In obtaining archived soil temperature information, I clicked on “database” in the menu, then “report generator”, next found my nearest location, which was Jay, Florida.  The “range of dates” was included.  In my case, I wanted to see soil temperatures from early March through April for the past several years, so a separate table was viewed and printed for each year.

Monitoring, studying and applying soil temperature information should be tempered with the knowledge that soil temperatures bounce around – fluctuating even with time of day.  It is not unusual to see early spring soil temperatures rise into the 90s F. during mid-day and then drop to the 40s or 50s at night.  Watch for the times that the soil temperature stabilizes at or above the desired germination threshold before planting seed.

Vegetable producers can also even more closely monitor local soil temperatures by using a soil thermometer.  This device has a probe that is placed in the ground to read the temperature at the desired depth.  It is waterproof, allowing it to be left outdoors for constant reading. 

Most soil temperatures for agricultural applications are taken at 10 centimeters or at approximately a 4 inch depth.  Since most vegetables that are direct seeded in the field are planted one to two inches deep, it would be interesting to monitor the temperature at this depth too.

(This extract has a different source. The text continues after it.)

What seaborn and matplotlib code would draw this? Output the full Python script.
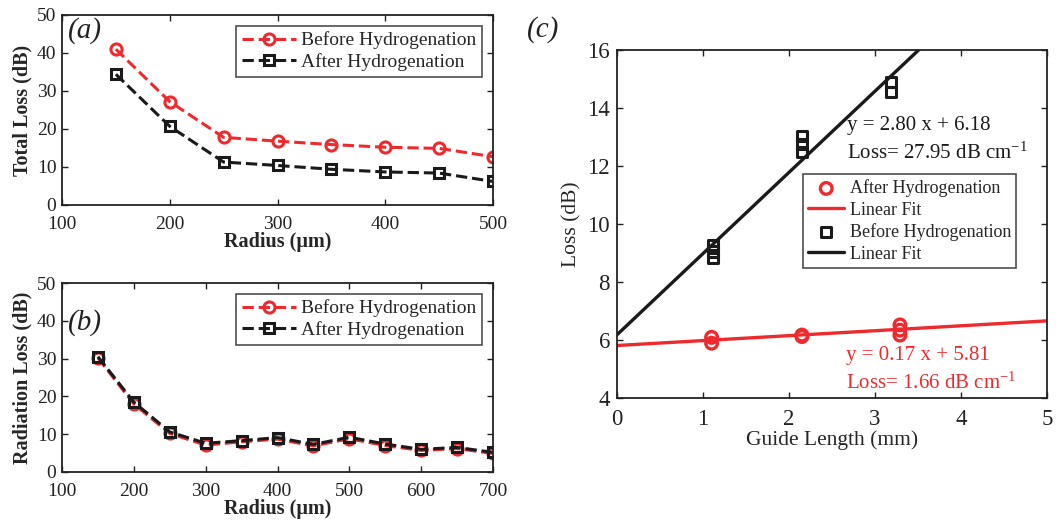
import numpy as np
import pandas as pd
import matplotlib
matplotlib.use("Agg")
import matplotlib.pyplot as plt
import seaborn as sns

# ---------------- data ----------------
radius_a = [150, 200, 250, 300, 350, 400, 450, 500]
total_before = [41.0, 27.2, 17.8, 16.8, 15.9, 15.2, 14.9, 12.7]
total_after = [34.4, 20.7, 11.3, 10.4, 9.4, 8.7, 8.4, 6.2]

radius_b = [150, 200, 250, 300, 350, 400, 450, 500, 550, 600, 650, 700]
rad_before = [30.2, 18.0, 10.2, 7.1, 8.0, 8.7, 6.9, 8.8, 7.0, 5.7, 6.2, 4.9]
rad_after = [30.5, 18.5, 10.6, 7.6, 8.3, 9.1, 7.3, 9.2, 7.4, 6.0, 6.5, 5.2]

len_red = [1.10, 1.10, 2.15, 2.15, 3.29, 3.29, 3.29]
loss_red = [6.09, 5.89, 6.17, 6.12, 6.52, 6.34, 6.17]
len_black = [1.12, 1.12, 1.12, 2.15, 2.15, 2.15, 3.19, 3.19]
loss_black = [9.28, 9.05, 8.82, 13.03, 12.76, 12.49, 14.90, 14.56]

fit_red = (0.17, 5.81)
fit_black = (2.80, 6.18)
fit_x = [0, 5]

RED = "#ee2a2e"
BLACK = "#1a1a1a"

sns.set_theme(style="ticks")
plt.rcParams["font.family"] = ["Liberation Serif", "DejaVu Serif"]
plt.rcParams["mathtext.fontset"] = "custom"
plt.rcParams["mathtext.rm"] = "Liberation Serif"
plt.rcParams["mathtext.it"] = "Liberation Serif:italic"
plt.rcParams["axes.linewidth"] = 1.3
plt.rcParams["axes.edgecolor"] = "#222222"

fig = plt.figure(figsize=(10.56, 5.25), dpi=100)
ax_a = fig.add_axes([62 / 1056, 1 - 205 / 525, 431 / 1056, 190 / 525])
ax_b = fig.add_axes([62 / 1056, 1 - 472 / 525, 431 / 1056, 189 / 525])
ax_c = fig.add_axes([617 / 1056, 1 - 398 / 525, 430 / 1056, 348 / 525])

TICK_FS = 14
LAB_FS = 14.5


def style_axes(ax, xpad=8, ypad=4):
    ax.tick_params(direction="in", top=True, right=True, length=4, width=1,
                   labelsize=TICK_FS, colors="#222222")
    ax.tick_params(axis="x", pad=xpad)
    ax.tick_params(axis="y", pad=ypad)
    for s in ax.spines.values():
        s.set_visible(True)
        s.set_color("#222222")


def dashed_series(ax, x, y, color, marker, label, ms, mew):
    sns.lineplot(x=x, y=y, ax=ax, color=color, linestyle="--", dashes=(3, 2.2),
                 linewidth=2.2, marker=marker, markersize=ms,
                 markerfacecolor="none", markeredgecolor=color,
                 markeredgewidth=mew, label=label)


# ---------------- (a) ----------------
dashed_series(ax_a, radius_a, total_before, RED, "o", "Before Hydrogenation", 8, 2.2)
dashed_series(ax_a, radius_a, total_after, BLACK, "s", "After Hydrogenation", 7, 2.2)
ax_a.set_xlim(100, 500)
ax_a.set_ylim(0, 50)
ax_a.set_xticks([100, 200, 300, 400, 500])
ax_a.set_yticks([0, 10, 20, 30, 40, 50])
ax_a.set_xlabel("Radius (μm)", fontsize=LAB_FS, fontweight="bold", labelpad=-1)
ax_a.set_ylabel("Total Loss (dB)", fontsize=LAB_FS, fontweight="bold", labelpad=3)
style_axes(ax_a)
ax_a.text(0.015, 0.99, "(a)", transform=ax_a.transAxes, fontsize=21,
          style="italic", va="top", ha="left", color="#222222")

# ---------------- (b) ----------------
dashed_series(ax_b, radius_b, rad_before, RED, "o", "Before Hydrogenation", 8, 2.2)
dashed_series(ax_b, radius_b, rad_after, BLACK, "s", "After Hydrogenation", 7, 2.2)
ax_b.set_xlim(100, 700)
ax_b.set_ylim(0, 50)
ax_b.set_xticks([100, 200, 300, 400, 500, 600, 700])
ax_b.set_yticks([0, 10, 20, 30, 40, 50])
ax_b.set_xlabel("Radius (μm)", fontsize=LAB_FS, fontweight="bold", labelpad=-1)
ax_b.set_ylabel("Radiation Loss (dB)", fontsize=LAB_FS, fontweight="bold", labelpad=3)
style_axes(ax_b)
ax_b.text(0.015, 0.86, "(b)", transform=ax_b.transAxes, fontsize=21,
          style="italic", va="top", ha="left", color="#222222")

for ax in (ax_a, ax_b):
    leg = ax.legend(loc="upper right", fontsize=14, frameon=True, fancybox=False,
                    handlelength=2.8, handletextpad=0.25, borderpad=0.3,
                    labelspacing=0.2, borderaxespad=0.55)
    leg.get_frame().set_edgecolor("#222222")
    leg.get_frame().set_linewidth(1.2)

# ---------------- (c) ----------------
sns.scatterplot(x=len_red, y=loss_red, ax=ax_c, marker="o", s=70,
                facecolor="none", edgecolor=RED, linewidth=2.4,
                label="After Hydrogenation", zorder=3)
fy_red = [fit_red[0] * v + fit_red[1] for v in fit_x]
sns.lineplot(x=fit_x, y=fy_red, ax=ax_c, color=RED, linewidth=2.4,
             label="Linear Fit")
sns.scatterplot(x=len_black, y=loss_black, ax=ax_c, marker="s", s=55,
                facecolor="none", edgecolor=BLACK, linewidth=2.2,
                label="Before Hydrogenation", zorder=3)
fy_black = [fit_black[0] * v + fit_black[1] for v in fit_x]
sns.lineplot(x=fit_x, y=fy_black, ax=ax_c, color=BLACK, linewidth=2.4,
             label="Linear Fit")
ax_c.set_xlim(0, 5)
ax_c.set_ylim(4, 16)
ax_c.set_xticks([0, 1, 2, 3, 4, 5])
ax_c.set_yticks([4, 6, 8, 10, 12, 14, 16])
ax_c.set_xlabel("Guide Length (mm)", fontsize=15.5, labelpad=0)
ax_c.set_ylabel("Loss (dB)", fontsize=15.5, labelpad=4)
style_axes(ax_c, xpad=8, ypad=5)
ax_c.tick_params(labelsize=16.5)

ax_c.text(2.68, 13.4, "y = 2.80 x + 6.18", fontsize=15, color=BLACK, va="center")
ax_c.text(2.68, 12.45, "Loss= 27.95 dB cm$^{-1}$", fontsize=15, color=BLACK, va="center")
ax_c.text(2.66, 5.45, "y = 0.17 x + 5.81", fontsize=15, color=RED, va="center")
ax_c.text(2.66, 4.5, "Loss= 1.66 dB cm$^{-1}$", fontsize=15, color=RED, va="center")

legc = ax_c.legend(loc="upper left", bbox_to_anchor=(0.432, 0.644), fontsize=13,
                   frameon=True, fancybox=False, handlelength=2.0,
                   handletextpad=0.3, borderpad=0.3, labelspacing=0.25,
                   borderaxespad=0)
legc.get_frame().set_edgecolor("#222222")
legc.get_frame().set_linewidth(1.2)

fig.text(527 / 1056, 1 - 30 / 525, "(c)", fontsize=21, style="italic",
         va="center", ha="left", color="#222222")

fig.savefig("out.png", dpi=100)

One season I placed a soil thermometer in our yard, so that I passed it on my way to and from the house every morning and afternoon.  The large dial allowed me to read it by simply slowing down on the way to and from the truck.  I found it amazing how the soil temperature changed in only a few hours.

Late winter and early spring temperatures would be in the forties just after sunrise, but might jump to the nineties by mid-day.  By seeing these temperatures show great extremes early in the season, it was easy to determine when they began to stabilize at warm temperatures.